Proactive Identification: How do they spot high-potential engineers? Look for answers that go beyond just top code committers, including those who exhibit leadership, mentorship, or strong architectural thinking.
Differentiated Career Paths: A strong answer will acknowledge that not everyone wants to be a manager. The candidate should describe how they support both the individual contributor (IC) track (e.g., to Principal Engineer) and the management track.
Concrete Examples: The best responses include specific stories, such as "I coached an engineer who was strong technically but struggled with communication, and within a year, they were leading project guilds."
Red Flags
"One-Size-Fits-All" Approach: Assuming all engineers have the same career goals or need the same type of development is a sign of an inexperienced manager.
No Formal Process: Answers like "we just talk during one-on-ones" without a structured follow-up or goal-setting mechanism are weak.
Focusing Only on Promotions: Development is about skill growth, not just title changes. A manager fixated only on promotions might be missing the bigger picture of holistic career development.
Sample Follow-Up Questions
How do you balance an engineer's personal career goals with the immediate needs of the business?
Tell me about a time you had to deliver difficult feedback to a high-potential engineer. How did you handle it?
How do you ensure equitable growth opportunities for everyone on your team, not just the most vocal members?
Identifying managers who can cultivate talent is key to building a resilient organization. TekRecruiter connects companies with the top 1% of engineering leaders who have a proven history of developing and retaining elite technical talent.

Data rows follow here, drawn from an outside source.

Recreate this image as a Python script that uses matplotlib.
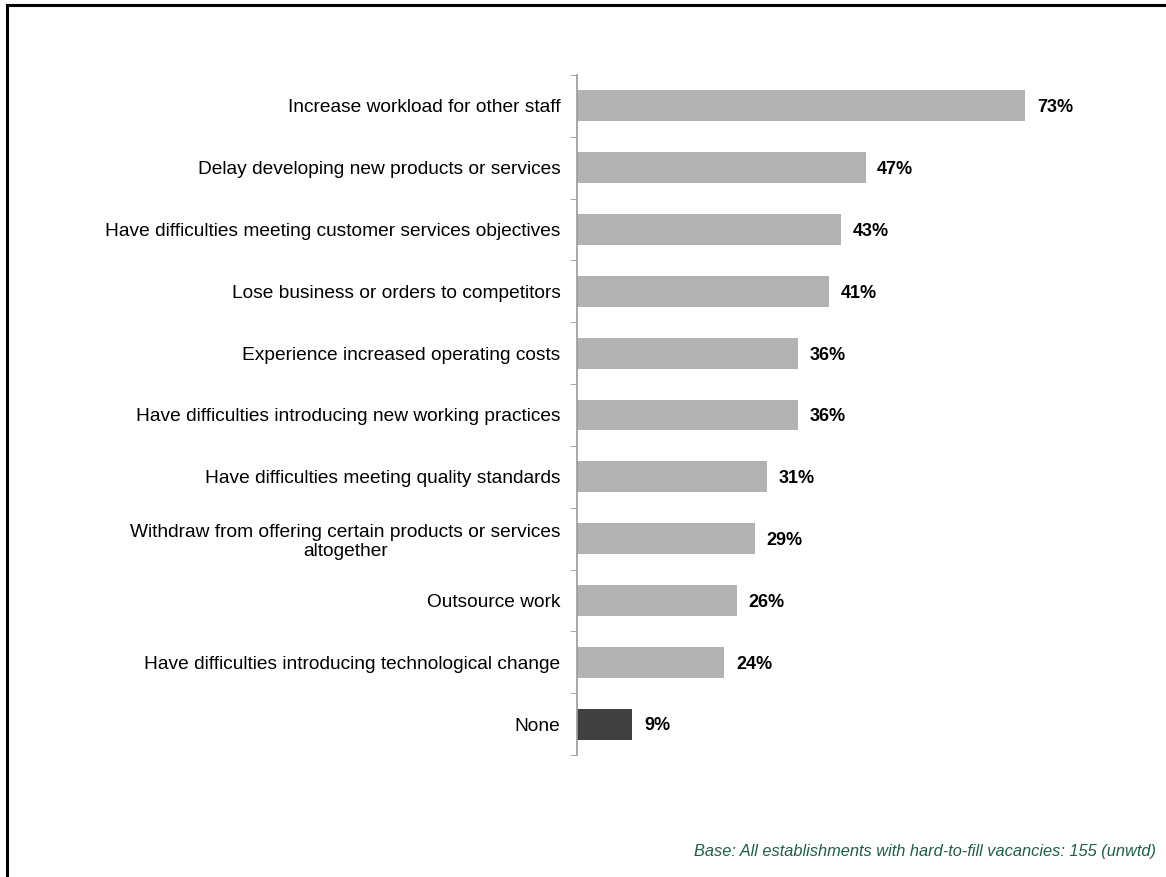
import matplotlib.pyplot as plt
from matplotlib.patches import Rectangle

plt.rcParams['font.family'] = ['Liberation Sans', 'DejaVu Sans']

categories = [
    "Increase workload for other staff",
    "Delay developing new products or services",
    "Have difficulties meeting customer services objectives",
    "Lose business or orders to competitors",
    "Experience increased operating costs",
    "Have difficulties introducing new working practices",
    "Have difficulties meeting quality standards",
    "Withdraw from offering certain products or services\naltogether",
    "Outsource work",
    "Have difficulties introducing technological change",
    "None",
]
values = [73, 47, 43, 41, 36, 36, 31, 29, 26, 24, 9]
bar_colors = ["#b2b2b2"] * 10 + ["#404040"]

fig = plt.figure(figsize=(11.66, 8.77), dpi=100)
ax = fig.add_axes([0.4949, 0.1391, 0.4211, 0.7754])

pos = list(range(len(categories)))
ax.barh(pos, values, height=0.5, color=bar_colors)
for p, v in zip(pos, values):
    ax.text(v + 1.9, p + 0.03, f"{v}%", va='center', ha='left',
            fontsize=13, fontweight='bold', color='black')

ax.set_ylim(len(categories) - 0.5, -0.5)
ax.set_xlim(0, 80)
ax.set_yticks(pos)
ax.set_yticklabels(categories, fontsize=13.8, multialignment='center',
                   linespacing=1.15)
# tick marks sit between the bars
ax.set_yticks([i - 0.5 for i in range(len(categories) + 1)], minor=True)
ax.tick_params(axis='y', which='major', length=0, pad=12)
ax.tick_params(axis='y', which='minor', length=5, color='#999999',
               direction='out')
ax.set_xticks([])
for side in ['top', 'right', 'bottom']:
    ax.spines[side].set_visible(False)
ax.spines['left'].set_color('#999999')
ax.spines['left'].set_linewidth(1.2)

fig.text(0.991, 0.02, "Base: All establishments with hard-to-fill vacancies: 155 (unwtd)",
         ha='right', va='bottom', fontsize=11.8, style='italic', color='#1e5e48')

# outer frame
fig.patches.append(Rectangle((7 / 1166, -0.1), 1.2, 1 - 5 / 877 + 0.1,
                             transform=fig.transFigure, fill=False,
                             edgecolor='black', linewidth=2.2))

fig.savefig('out.png', dpi=100)
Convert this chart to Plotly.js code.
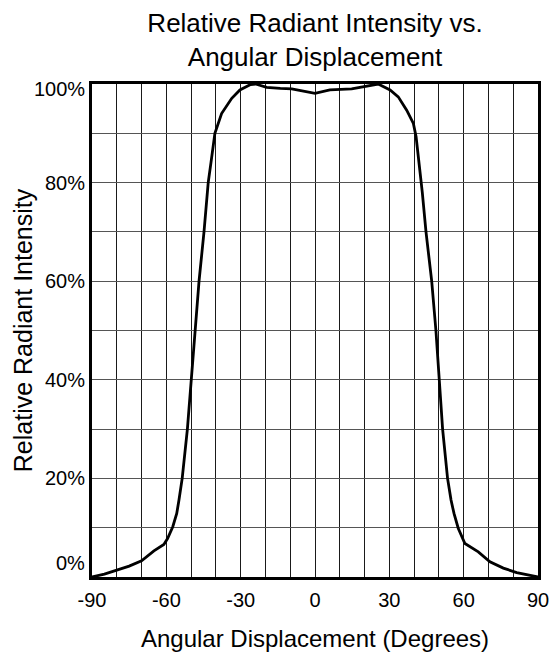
<!DOCTYPE html>
<html>
<head>
<meta charset="utf-8">
<script src="https://cdn.plot.ly/plotly-3.0.1.min.js"></script>
<style>html,body{margin:0;padding:0;background:#fff;}#chart{width:553px;height:652px;}</style>
</head>
<body>
<div id="chart"></div>
<script>
// Angular displacement (degrees)
const angleDeg = [-90, -85, -80, -75, -70, -65, -61, -59.5, -57.4, -55.8, -54.9, -53.6, -51.5, -49.9, -48.4, -46.8, -44.8, -43.1, -42, -40.4, -37.7, -33.6, -30.3, -26, -24, -19.5, -14, -9.4, 0, 6, 14.8, 21, 25.5, 30.3, 33.6, 37, 39.7, 40.8, 42.1, 43.3, 44.8, 47.1, 48.8, 50, 51.5, 53.5, 54.9, 56.1, 57.8, 60.5, 65.9, 70.6, 76, 81.4, 90];
// Relative radiant intensity (%)
const intensityPct = [0, 0.6, 1.4, 2.2, 3.3, 5.3, 6.6, 7.8, 10.2, 12.9, 15.6, 20, 30, 40, 50, 60, 70, 80, 84, 90, 94, 97.1, 98.8, 99.9, 100, 99.3, 99.1, 99, 98.1, 98.8, 99, 99.6, 100, 98.8, 97.4, 94.7, 92, 89.3, 83.9, 78, 70, 60, 50, 40, 30, 20, 15.6, 12.9, 9.9, 6.8, 5.1, 3.1, 1.8, 0.9, 0];

const xTickVals = [-90, -60, -30, 0, 30, 60, 90];
const xTickText = ['-90', '-60', '-30', '0', '30', '60', '90'];
const yTickVals = [0, 20, 40, 60, 80, 100];
const yTickText = ['0%', '20%', '40%', '60%', '80%', '100%'];

const font = 'Liberation Sans, Arial, Helvetica, sans-serif';

const yLabelAnnotations = yTickVals.map((v, i) => ({
  x: 0, xref: 'paper', y: v, yref: 'y',
  text: yTickText[i], showarrow: false,
  xanchor: 'right', yanchor: 'middle', xshift: -5,
  yshift: v === 0 ? 14 : (v === 100 ? -5 : 0),
  font: {family: font, size: 20, color: '#000'}
}));

const trace = {
  x: angleDeg, y: intensityPct, type: 'scatter', mode: 'lines',
  line: {color: '#000', width: 2.8}, hoverinfo: 'skip'
};

const layout = {
  width: 553, height: 652,
  margin: {l: 92, r: 15, t: 84, b: 75},
  paper_bgcolor: '#fff', plot_bgcolor: '#fff',
  showlegend: false,
  font: {family: font, color: '#000'},
  title: {
    text: 'Relative Radiant Intensity vs.<br>Angular Displacement',
    x: 0.5, xref: 'paper', xanchor: 'center',
    y: 1 - 32/652, yref: 'container', yanchor: 'top',
    font: {family: font, size: 26, color: '#000'}
  },
  xaxis: {
    range: [-90, 90], tickmode: 'array', tickvals: xTickVals, ticktext: xTickText,
    ticks: '', ticklabelstandoff: 3,
    tickfont: {family: font, size: 20, color: '#000'},
    showgrid: true, gridcolor: '#1a1a1a', gridwidth: 1,
    minor: {dtick: 10, tick0: 0, showgrid: true, gridcolor: '#1a1a1a', gridwidth: 1, ticks: ''},
    showline: true, linecolor: '#000', linewidth: 3, mirror: true,
    zeroline: false, fixedrange: true,
    title: {text: 'Angular Displacement (Degrees)', standoff: 30, font: {family: font, size: 24, color: '#000'}}
  },
  yaxis: {
    range: [0, 100], dtick: 10, tick0: 0, showticklabels: false, ticks: '',
    showgrid: true, gridcolor: '#555', gridwidth: 1,
    showline: true, linecolor: '#000', linewidth: 3, mirror: true,
    zeroline: false, fixedrange: true,
    title: {text: 'Relative Radiant Intensity', standoff: 50, font: {family: font, size: 25, color: '#000'}}
  },
  annotations: yLabelAnnotations
};

Plotly.newPlot('chart', [trace], layout, {displayModeBar: false, staticPlot: true});
</script>
</body>
</html>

6. Tell Me About a Time You Made a Major Hiring Mistake and What You Learned - Hiring & Self-Awareness
This question is a powerful test of a candidate’s humility, accountability, and capacity for growth. While it seems to focus on failure, it's actually about learning and resilience. A manager’s ability to candidly dissect a hiring mistake reveals their self-awareness and commitment to refining their processes, which are critical traits for building and leading strong teams.
Great answers demonstrate a clear cause-and-effect narrative. The candidate should be able to articulate the context of the hire, why it was a mistake, the impact it had on the team, and most importantly, the specific, actionable changes they implemented in their hiring process as a result. This is one of the more telling engineering manager interview questions as it highlights a leader’s ability to turn a negative outcome into a valuable, systemic improvement.
What to Look For in an Answer
Ownership & Accountability: Does the candidate take full responsibility, or do they blame others or external factors? Look for "I" statements, not "we" or "they."
Root Cause Analysis: Can they pinpoint the exact failure in their process? Examples include over-prioritizing technical skills over cultural fit, a flawed technical assessment, or ignoring red flags in reference checks.
Systemic Process Improvement: The key is what changed. A strong candidate will describe concrete updates, like introducing a structured values interview, implementing take-home assignments, or adding a pair programming session.
Demonstrated Learning: The answer should show that the lesson was not an isolated fix but a new principle they now apply to all hiring decisions.
Red Flags
Blaming the Candidate: Stating "the person just didn't work out" without analyzing the process failure is a major red flag.
Inability to Name a Mistake: Claiming to have never made a hiring mistake suggests a lack of experience, self-awareness, or honesty.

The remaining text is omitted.